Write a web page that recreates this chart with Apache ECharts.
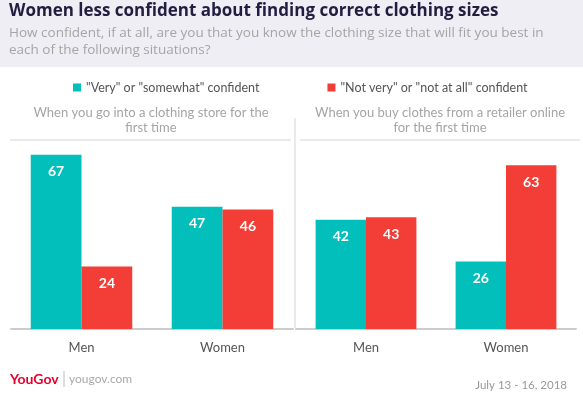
<!DOCTYPE html>
<html>
<head>
<meta charset="utf-8">
<script src="https://cdn.jsdelivr.net/npm/echarts@6/dist/echarts.min.js"></script>
<style>
  html, body { margin: 0; padding: 0; background: #fff; }
  #chart { width: 583px; height: 396px; }
</style>
</head>
<body>
<div id="chart"></div>
<script>
const categories = ["Men", "Women"];
const legendNames = ['"Very" or "somewhat" confident', '"Not very" or "not at all" confident'];
const storeConfident = [67, 47];
const storeNotConfident = [24, 46];
const onlineConfident = [42, 26];
const onlineNotConfident = [43, 63];

const TEAL = "#02bfbb";
const RED = "#f23e37";
const FONT = "Lato, 'Open Sans', sans-serif";
const HEAD_FONT = "'Open Sans', Lato, sans-serif";

let myChart = echarts.init(document.getElementById("chart"));

const barLabel = {
  show: true,
  position: "insideTop",
  distance: 10,
  color: "#fff",
  fontWeight: "bold",
  fontSize: 14,
  fontFamily: FONT,
};

const makeBar = (name, data, color, idx) => ({
  name: name,
  type: "bar",
  xAxisIndex: idx,
  yAxisIndex: idx,
  data: data,
  barGap: "0%",
  barCategoryGap: "28%",
  itemStyle: { color: color },
  label: barLabel,
  silent: true,
});

const xAxisBase = (idx) => ({
  type: "category",
  gridIndex: idx,
  data: categories,
  axisLine: { lineStyle: { color: "#cccccc", width: 2 } },
  axisTick: { show: false },
  axisLabel: { color: "#555", fontSize: 13, fontFamily: FONT, margin: 12 },
});

const yAxisBase = (idx) => ({
  type: "value",
  gridIndex: idx,
  min: 0,
  max: 70,
  show: false,
  splitLine: { show: false },
});

myChart.setOption({
  animation: false,
  textStyle: { fontFamily: FONT },
  legend: {
    data: legendNames,
    top: 76,
    left: 68,
    itemGap: 68,
    itemWidth: 8,
    itemHeight: 8,
    icon: "rect",
    textStyle: { color: "#555", fontSize: 12.5, fontFamily: FONT },
  },
  grid: [
    { left: 11, width: 282, top: 147, bottom: 67 },
    { left: 296, width: 280, top: 147, bottom: 67 },
  ],
  xAxis: [xAxisBase(0), xAxisBase(1)],
  yAxis: [yAxisBase(0), yAxisBase(1)],
  series: [
    makeBar(legendNames[0], storeConfident, TEAL, 0),
    makeBar(legendNames[1], storeNotConfident, RED, 0),
    makeBar(legendNames[0], onlineConfident, TEAL, 1),
    makeBar(legendNames[1], onlineNotConfident, RED, 1),
  ],
  graphic: [
    // header band
    { type: "rect", z: -10, shape: { x: 0, y: 0, width: 583, height: 67 }, style: { fill: "#efeef5" } },
    {
      type: "text", left: 9, top: 3,
      style: { text: "Women less confident about finding correct clothing sizes", fill: "#231d40", font: "bold 17px " + HEAD_FONT },
    },
    {
      type: "text", left: 9, top: 25,
      style: {
        text: "How confident, if at all, are you that you know the clothing size that will fit you best in\neach of the following situations?",
        fill: "#a5a5a5", font: "13.5px " + HEAD_FONT, lineHeight: 17,
      },
    },
    // panel titles
    {
      type: "text", x: 151, y: 105,
      style: { text: "When you go into a clothing store for the\nfirst time", fill: "#a5a5a5", font: "13px " + FONT, lineHeight: 15, textAlign: "center" },
    },
    {
      type: "text", x: 440, y: 105,
      style: { text: "When you buy clothes from a retailer online\nfor the first time", fill: "#a5a5a5", font: "13px " + FONT, lineHeight: 15, textAlign: "center" },
    },
    { type: "line", shape: { x1: 10, y1: 140, x2: 291, y2: 140 }, style: { stroke: "#d5d5d5", lineWidth: 1 } },
    { type: "line", shape: { x1: 300, y1: 140, x2: 580, y2: 140 }, style: { stroke: "#d5d5d5", lineWidth: 1 } },
    { type: "line", shape: { x1: 295, y1: 118, x2: 295, y2: 328 }, style: { stroke: "#d5d5d5", lineWidth: 1 } },
    // footer
    {
      type: "text", left: 10, top: 372,
      style: { text: "YouGov", fill: "#e4002b", font: "bold 14px " + FONT },
    },
    { type: "line", shape: { x1: 64, y1: 371, x2: 64, y2: 387 }, style: { stroke: "#bbb", lineWidth: 1 } },
    {
      type: "text", left: 69, top: 373,
      style: { text: "yougov.com", fill: "#aaa", font: "12px " + FONT },
    },
    {
      type: "text", right: 16, top: 379,
      style: { text: "July 13 - 16, 2018", fill: "#999", font: "11.5px " + FONT },
    },
  ],
});
</script>
</body>
</html>
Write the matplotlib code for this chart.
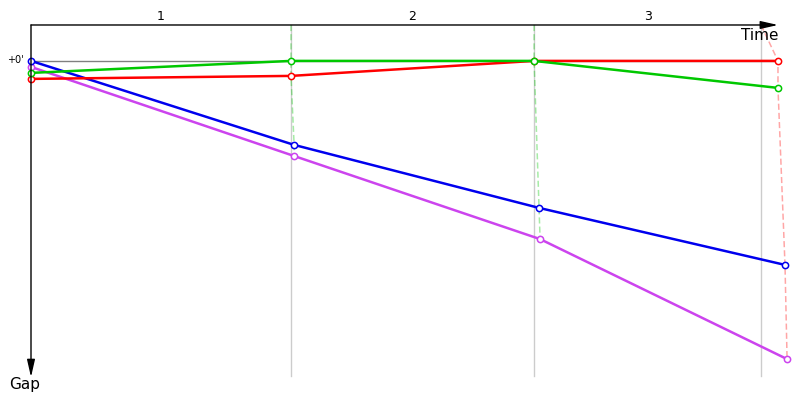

■ ■ ■ ■ ■

Retype the whole listing exactly and leave the pictures out.

Finished exercise:
Write a web page that recreates this chart with Apache ECharts.
<!DOCTYPE html>
<html>
<head>
<meta charset="utf-8">
<script src="https://cdn.jsdelivr.net/npm/echarts@6/dist/echarts.min.js"></script>
<style>
  html, body { margin: 0; padding: 0; background: #fff; }
  #chart { width: 583px; height: 396px; }
</style>
</head>
<body>
<div id="chart"></div>
<script>
const categories = ["Men", "Women"];
const legendNames = ['"Very" or "somewhat" confident', '"Not very" or "not at all" confident'];
const storeConfident = [67, 47];
const storeNotConfident = [24, 46];
const onlineConfident = [42, 26];
const onlineNotConfident = [43, 63];

const TEAL = "#02bfbb";
const RED = "#f23e37";
const FONT = "Lato, 'Open Sans', sans-serif";
const HEAD_FONT = "'Open Sans', Lato, sans-serif";

let myChart = echarts.init(document.getElementById("chart"));

const barLabel = {
  show: true,
  position: "insideTop",
  distance: 10,
  color: "#fff",
  fontWeight: "bold",
  fontSize: 14,
  fontFamily: FONT,
};

const makeBar = (name, data, color, idx) => ({
  name: name,
  type: "bar",
  xAxisIndex: idx,
  yAxisIndex: idx,
  data: data,
  barGap: "0%",
  barCategoryGap: "28%",
  itemStyle: { color: color },
  label: barLabel,
  silent: true,
});

const xAxisBase = (idx) => ({
  type: "category",
  gridIndex: idx,
  data: categories,
  axisLine: { lineStyle: { color: "#cccccc", width: 2 } },
  axisTick: { show: false },
  axisLabel: { color: "#555", fontSize: 13, fontFamily: FONT, margin: 12 },
});

const yAxisBase = (idx) => ({
  type: "value",
  gridIndex: idx,
  min: 0,
  max: 70,
  show: false,
  splitLine: { show: false },
});

myChart.setOption({
  animation: false,
  textStyle: { fontFamily: FONT },
  legend: {
    data: legendNames,
    top: 76,
    left: 68,
    itemGap: 68,
    itemWidth: 8,
    itemHeight: 8,
    icon: "rect",
    textStyle: { color: "#555", fontSize: 12.5, fontFamily: FONT },
  },
  grid: [
    { left: 11, width: 282, top: 147, bottom: 67 },
    { left: 296, width: 280, top: 147, bottom: 67 },
  ],
  xAxis: [xAxisBase(0), xAxisBase(1)],
  yAxis: [yAxisBase(0), yAxisBase(1)],
  series: [
    makeBar(legendNames[0], storeConfident, TEAL, 0),
    makeBar(legendNames[1], storeNotConfident, RED, 0),
    makeBar(legendNames[0], onlineConfident, TEAL, 1),
    makeBar(legendNames[1], onlineNotConfident, RED, 1),
  ],
  graphic: [
    // header band
    { type: "rect", z: -10, shape: { x: 0, y: 0, width: 583, height: 67 }, style: { fill: "#efeef5" } },
    {
      type: "text", left: 9, top: 3,
      style: { text: "Women less confident about finding correct clothing sizes", fill: "#231d40", font: "bold 17px " + HEAD_FONT },
    },
    {
      type: "text", left: 9, top: 25,
      style: {
        text: "How confident, if at all, are you that you know the clothing size that will fit you best in\neach of the following situations?",
        fill: "#a5a5a5", font: "13.5px " + HEAD_FONT, lineHeight: 17,
      },
    },
    // panel titles
    {
      type: "text", x: 151, y: 105,
      style: { text: "When you go into a clothing store for the\nfirst time", fill: "#a5a5a5", font: "13px " + FONT, lineHeight: 15, textAlign: "center" },
    },
    {
      type: "text", x: 440, y: 105,
      style: { text: "When you buy clothes from a retailer online\nfor the first time", fill: "#a5a5a5", font: "13px " + FONT, lineHeight: 15, textAlign: "center" },
    },
    { type: "line", shape: { x1: 10, y1: 140, x2: 291, y2: 140 }, style: { stroke: "#d5d5d5", lineWidth: 1 } },
    { type: "line", shape: { x1: 300, y1: 140, x2: 580, y2: 140 }, style: { stroke: "#d5d5d5", lineWidth: 1 } },
    { type: "line", shape: { x1: 295, y1: 118, x2: 295, y2: 328 }, style: { stroke: "#d5d5d5", lineWidth: 1 } },
    // footer
    {
      type: "text", left: 10, top: 372,
      style: { text: "YouGov", fill: "#e4002b", font: "bold 14px " + FONT },
    },
    { type: "line", shape: { x1: 64, y1: 371, x2: 64, y2: 387 }, style: { stroke: "#bbb", lineWidth: 1 } },
    {
      type: "text", left: 69, top: 373,
      style: { text: "yougov.com", fill: "#aaa", font: "12px " + FONT },
    },
    {
      type: "text", right: 16, top: 379,
      style: { text: "July 13 - 16, 2018", fill: "#999", font: "11.5px " + FONT },
    },
  ],
});
</script>
</body>
</html>
Write the matplotlib code for this chart.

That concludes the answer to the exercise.